AVAILABLE DATA —

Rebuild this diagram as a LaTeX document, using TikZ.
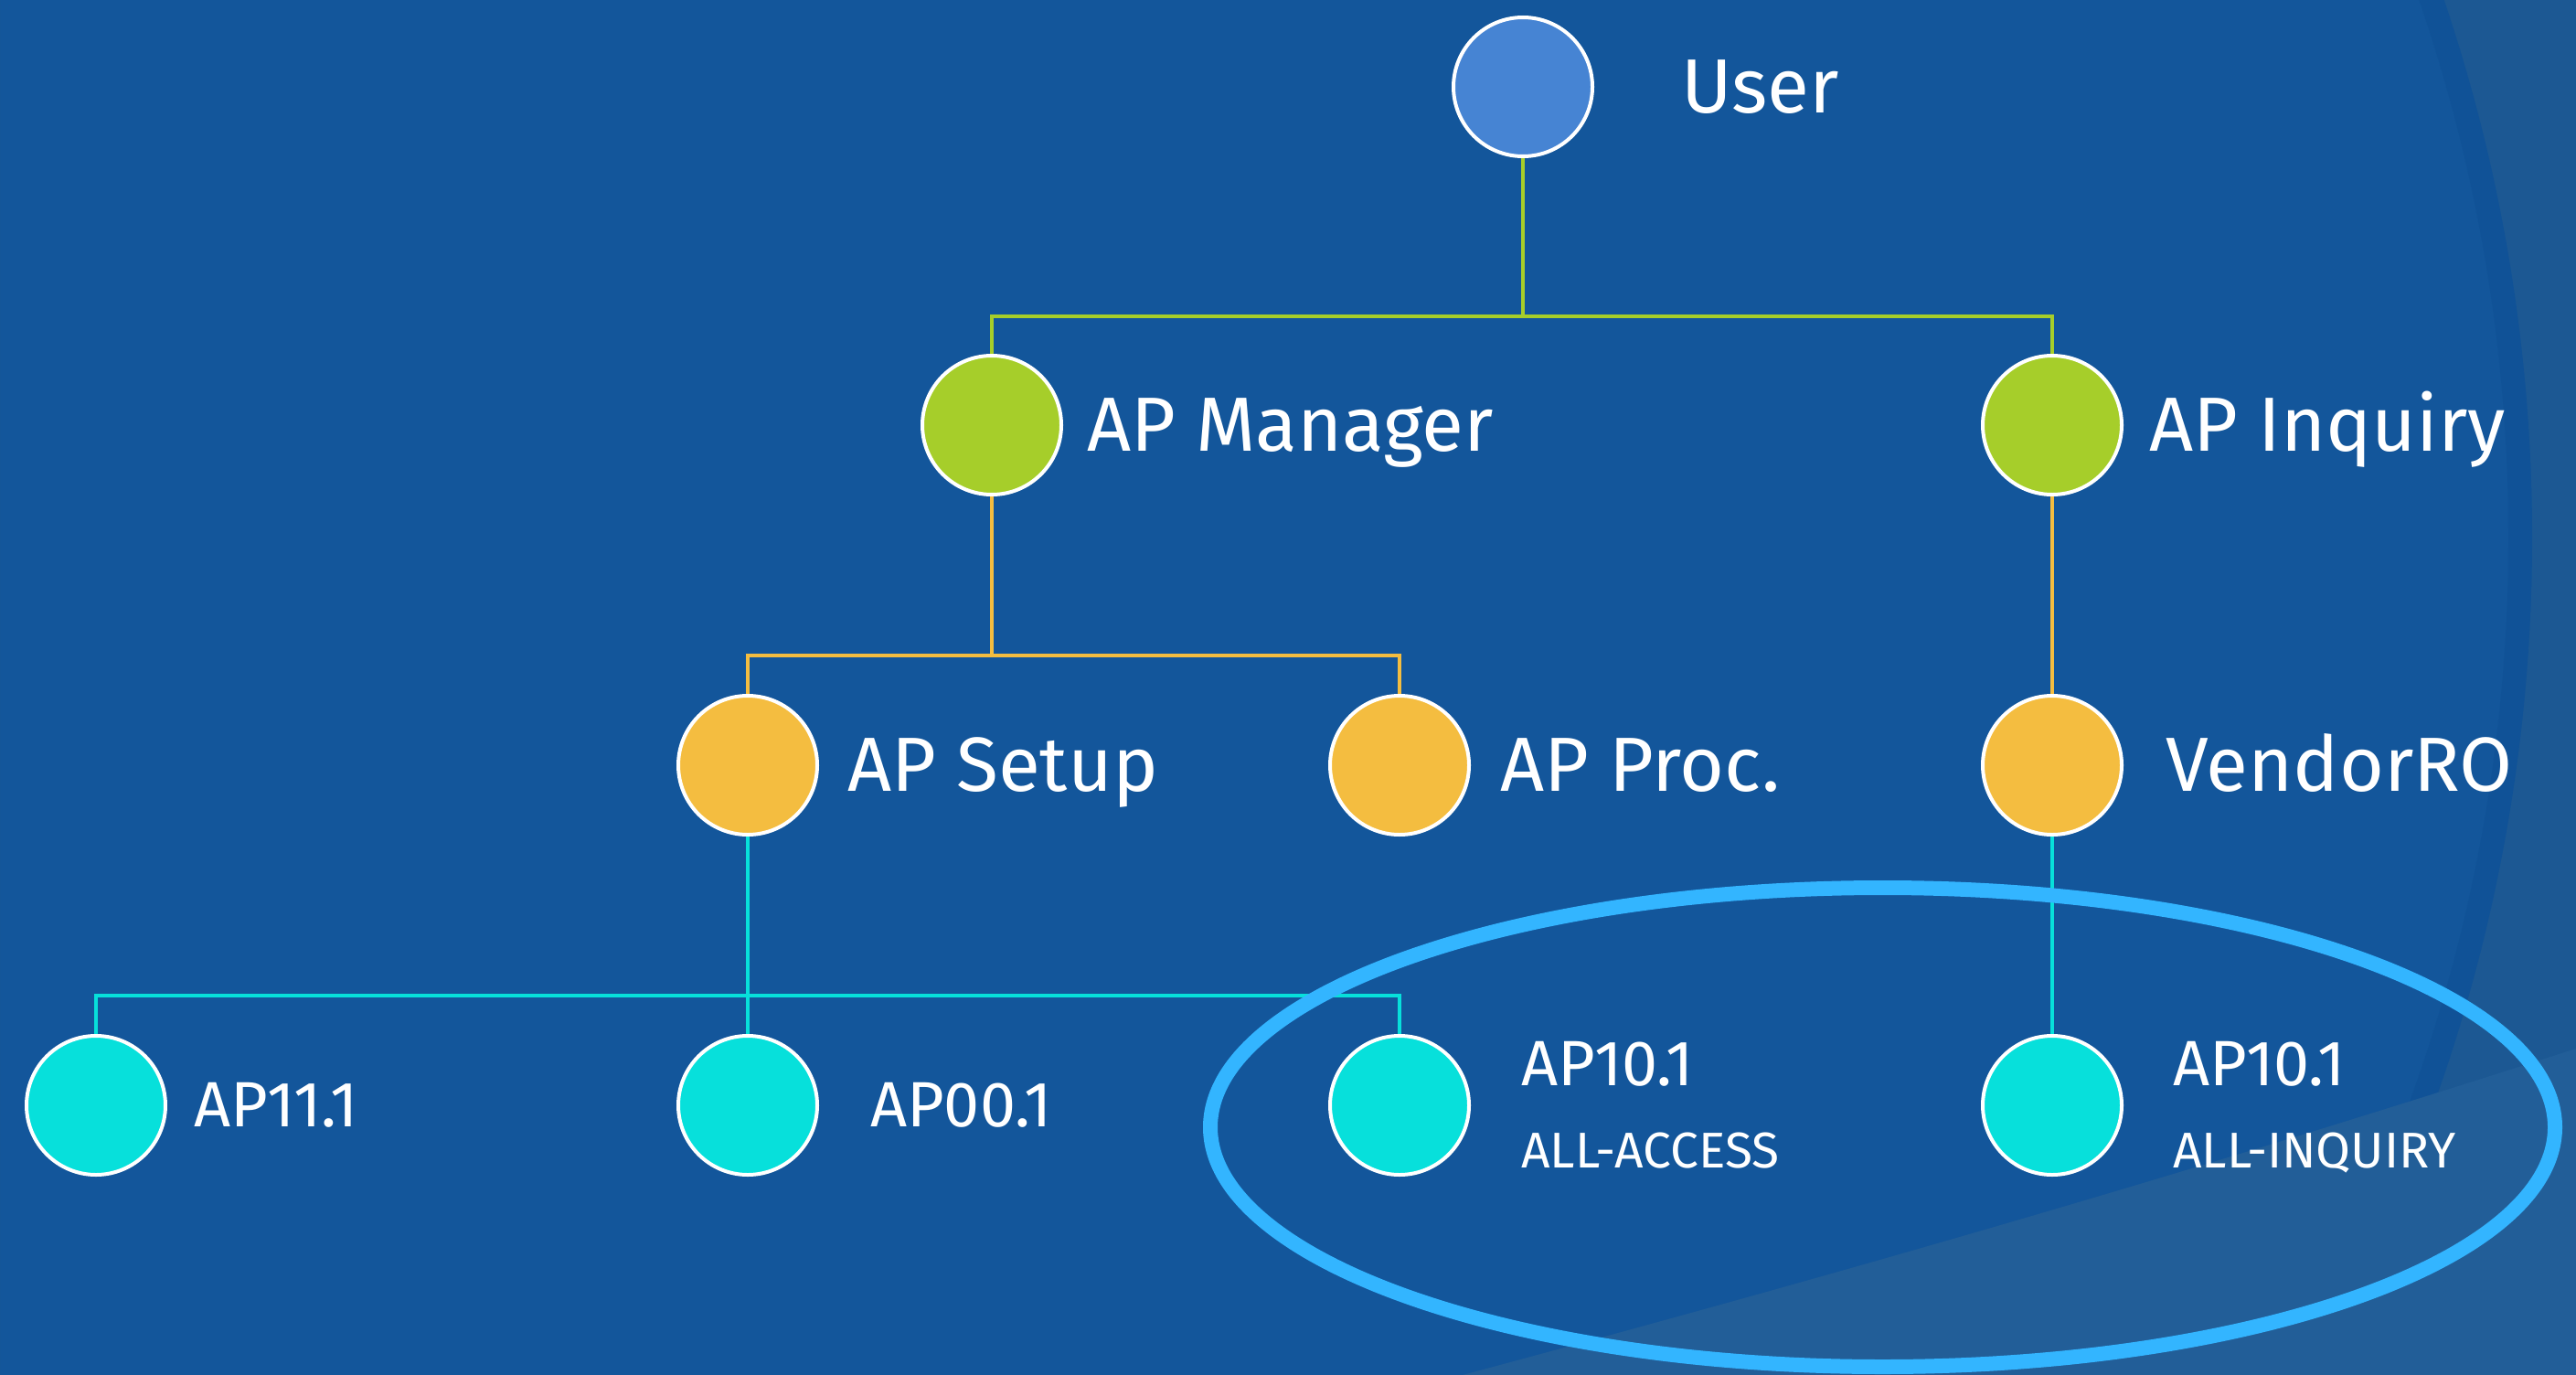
\documentclass[tikz,border=0pt]{standalone}
\usepackage{fontspec}
\setmainfont{Fira Sans}
\definecolor{bgmain}{RGB}{19,86,155}
\definecolor{bgouter}{RGB}{28,88,147}
\definecolor{bgband}{RGB}{34,94,152}
\definecolor{bgshade}{RGB}{14,80,148}
\definecolor{userblue}{RGB}{70,132,211}
\definecolor{lvlgreen}{RGB}{166,206,42}
\definecolor{lvlorange}{RGB}{244,189,64}
\definecolor{lvlcyan}{RGB}{7,224,219}
\definecolor{ringblue}{RGB}{51,181,255}
\pgfdeclarelayer{bg}
\pgfdeclarelayer{edges}
\pgfsetlayers{bg,edges,main}
\tikzset{
  role/.style={circle, draw=white, line width=4pt, minimum size=152pt, inner sep=0pt},
  toprole/.style={role, fill=userblue},
  grouprole/.style={role, fill=lvlgreen},
  subrole/.style={role, fill=lvlorange},
  leafrole/.style={role, fill=lvlcyan},
  biglabel/.style={anchor=base west, text=white, inner sep=0pt, font=\fontsize{84}{96}\selectfont},
  smalllabel/.style={anchor=base west, text=white, inner sep=0pt, font=\fontsize{70}{80}\selectfont},
  tinylabel/.style={anchor=base west, text=white, inner sep=0pt, font=\fontsize{55}{64}\selectfont},
  link/.style={line width=4.5pt},
  greenlink/.style={link, draw=lvlgreen},
  orangelink/.style={link, draw=lvlorange},
  cyanlink/.style={link, draw=lvlcyan},
}
\begin{document}
\begin{tikzpicture}[x=1pt, y=-1pt]
\useasboundingbox (0,0) rectangle (2818,1504);

% backdrop: plain field, large circle with lighter outside, and a lower band
\begin{pgfonlayer}{bg}
  \fill[bgmain] (0,0) rectangle (2818,1504);
  \begin{scope}
    \clip (0,0) rectangle (2818,1504);
    \fill[bgouter, even odd rule] (0,0) rectangle (2818,1504) (937,588) circle[radius=1833];
    \draw[bgshade, line width=26pt, opacity=0.5] (937,588) circle[radius=1820];
    \fill[bgband] (1600,1504) .. controls (2100,1370) and (2450,1265) .. (2818,1147) -- (2818,1504) -- cycle;
  \end{scope}
\end{pgfonlayer}

% roles
\node[toprole]   (user)     at (1666,95)  {};
\node[grouprole] (apmgr)    at (1085,465) {};
\node[grouprole] (apinq)    at (2245,465) {};
\node[subrole]   (apsetup)  at (818,837)  {};
\node[subrole]   (approc)   at (1531,837) {};
\node[subrole]   (vendorro) at (2245,837) {};
\node[leafrole]  (ap11)     at (105,1209) {};
\node[leafrole]  (ap00)     at (818,1209) {};
\node[leafrole]  (ap10a)    at (1531,1209) {};
\node[leafrole]  (ap10b)    at (2245,1209) {};

% labels
\node[biglabel] (tuser)     at (1839,123) {User};
\node[biglabel] (tapmgr)    at (1189,493) {AP Manager};
\node[biglabel] (tapinq)    at (2351,493) {AP Inquiry};
\node[biglabel] (tapsetup)  at (927,865)  {AP Setup};
\node[biglabel] (tapproc)   at (1641,865) {AP Proc.};
\node[biglabel] (tvendorro) at (2369,865) {VendorRO};
\node[smalllabel] (tap11)   at (212,1232) {AP11.1};
\node[smalllabel] (tap00)   at (952,1232) {AP00.1};
\node[smalllabel] (tap10a)  at (1664,1187) {AP10.1};
\node[tinylabel]  (tall10a) at (1664,1277) {ALL-ACCESS};
\node[smalllabel] (tap10b)  at (2377,1187) {AP10.1};
\node[tinylabel]  (tall10b) at (2377,1277) {ALL-INQUIRY};

% bus junctions
\coordinate (gbus) at (1666,346);
\coordinate (obus) at (1085,717);
\coordinate (cbus) at (818,1089);

% connectors
\begin{pgfonlayer}{edges}
  \draw[greenlink] (user.south) -- (gbus);
  \draw[greenlink] (apmgr.north) |- (gbus) -| (apinq.north);
  \draw[orangelink] (apmgr.south) -- (obus);
  \draw[orangelink] (apsetup.north) |- (obus) -| (approc.north);
  \draw[orangelink] (apinq.south) -- (vendorro.north);
  \draw[cyanlink] (apsetup.south) -- (ap00.north);
  \draw[cyanlink] (ap11.north) |- (cbus) -| (ap10a.north);
  \draw[cyanlink] (vendorro.south) -- (ap10b.north);
\end{pgfonlayer}

% highlight ring round the two AP10.1 roles
\draw[ringblue, line width=16pt] (2059.5,1233) ellipse[x radius=735.5, y radius=262];
\end{tikzpicture}
\end{document}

REQUIREMENTS —
Keep the pictures out of the copy and return the rest of the data above exactly.

SOLUTION BELOW —
Rebuild this diagram as a LaTeX document, using TikZ.
\documentclass[tikz,border=0pt]{standalone}
\usepackage{fontspec}
\setmainfont{Fira Sans}
\definecolor{bgmain}{RGB}{19,86,155}
\definecolor{bgouter}{RGB}{28,88,147}
\definecolor{bgband}{RGB}{34,94,152}
\definecolor{bgshade}{RGB}{14,80,148}
\definecolor{userblue}{RGB}{70,132,211}
\definecolor{lvlgreen}{RGB}{166,206,42}
\definecolor{lvlorange}{RGB}{244,189,64}
\definecolor{lvlcyan}{RGB}{7,224,219}
\definecolor{ringblue}{RGB}{51,181,255}
\pgfdeclarelayer{bg}
\pgfdeclarelayer{edges}
\pgfsetlayers{bg,edges,main}
\tikzset{
  role/.style={circle, draw=white, line width=4pt, minimum size=152pt, inner sep=0pt},
  toprole/.style={role, fill=userblue},
  grouprole/.style={role, fill=lvlgreen},
  subrole/.style={role, fill=lvlorange},
  leafrole/.style={role, fill=lvlcyan},
  biglabel/.style={anchor=base west, text=white, inner sep=0pt, font=\fontsize{84}{96}\selectfont},
  smalllabel/.style={anchor=base west, text=white, inner sep=0pt, font=\fontsize{70}{80}\selectfont},
  tinylabel/.style={anchor=base west, text=white, inner sep=0pt, font=\fontsize{55}{64}\selectfont},
  link/.style={line width=4.5pt},
  greenlink/.style={link, draw=lvlgreen},
  orangelink/.style={link, draw=lvlorange},
  cyanlink/.style={link, draw=lvlcyan},
}
\begin{document}
\begin{tikzpicture}[x=1pt, y=-1pt]
\useasboundingbox (0,0) rectangle (2818,1504);

% backdrop: plain field, large circle with lighter outside, and a lower band
\begin{pgfonlayer}{bg}
  \fill[bgmain] (0,0) rectangle (2818,1504);
  \begin{scope}
    \clip (0,0) rectangle (2818,1504);
    \fill[bgouter, even odd rule] (0,0) rectangle (2818,1504) (937,588) circle[radius=1833];
    \draw[bgshade, line width=26pt, opacity=0.5] (937,588) circle[radius=1820];
    \fill[bgband] (1600,1504) .. controls (2100,1370) and (2450,1265) .. (2818,1147) -- (2818,1504) -- cycle;
  \end{scope}
\end{pgfonlayer}

% roles
\node[toprole]   (user)     at (1666,95)  {};
\node[grouprole] (apmgr)    at (1085,465) {};
\node[grouprole] (apinq)    at (2245,465) {};
\node[subrole]   (apsetup)  at (818,837)  {};
\node[subrole]   (approc)   at (1531,837) {};
\node[subrole]   (vendorro) at (2245,837) {};
\node[leafrole]  (ap11)     at (105,1209) {};
\node[leafrole]  (ap00)     at (818,1209) {};
\node[leafrole]  (ap10a)    at (1531,1209) {};
\node[leafrole]  (ap10b)    at (2245,1209) {};

% labels
\node[biglabel] (tuser)     at (1839,123) {User};
\node[biglabel] (tapmgr)    at (1189,493) {AP Manager};
\node[biglabel] (tapinq)    at (2351,493) {AP Inquiry};
\node[biglabel] (tapsetup)  at (927,865)  {AP Setup};
\node[biglabel] (tapproc)   at (1641,865) {AP Proc.};
\node[biglabel] (tvendorro) at (2369,865) {VendorRO};
\node[smalllabel] (tap11)   at (212,1232) {AP11.1};
\node[smalllabel] (tap00)   at (952,1232) {AP00.1};
\node[smalllabel] (tap10a)  at (1664,1187) {AP10.1};
\node[tinylabel]  (tall10a) at (1664,1277) {ALL-ACCESS};
\node[smalllabel] (tap10b)  at (2377,1187) {AP10.1};
\node[tinylabel]  (tall10b) at (2377,1277) {ALL-INQUIRY};

% bus junctions
\coordinate (gbus) at (1666,346);
\coordinate (obus) at (1085,717);
\coordinate (cbus) at (818,1089);

% connectors
\begin{pgfonlayer}{edges}
  \draw[greenlink] (user.south) -- (gbus);
  \draw[greenlink] (apmgr.north) |- (gbus) -| (apinq.north);
  \draw[orangelink] (apmgr.south) -- (obus);
  \draw[orangelink] (apsetup.north) |- (obus) -| (approc.north);
  \draw[orangelink] (apinq.south) -- (vendorro.north);
  \draw[cyanlink] (apsetup.south) -- (ap00.north);
  \draw[cyanlink] (ap11.north) |- (cbus) -| (ap10a.north);
  \draw[cyanlink] (vendorro.south) -- (ap10b.north);
\end{pgfonlayer}

% highlight ring round the two AP10.1 roles
\draw[ringblue, line width=16pt] (2059.5,1233) ellipse[x radius=735.5, y radius=262];
\end{tikzpicture}
\end{document}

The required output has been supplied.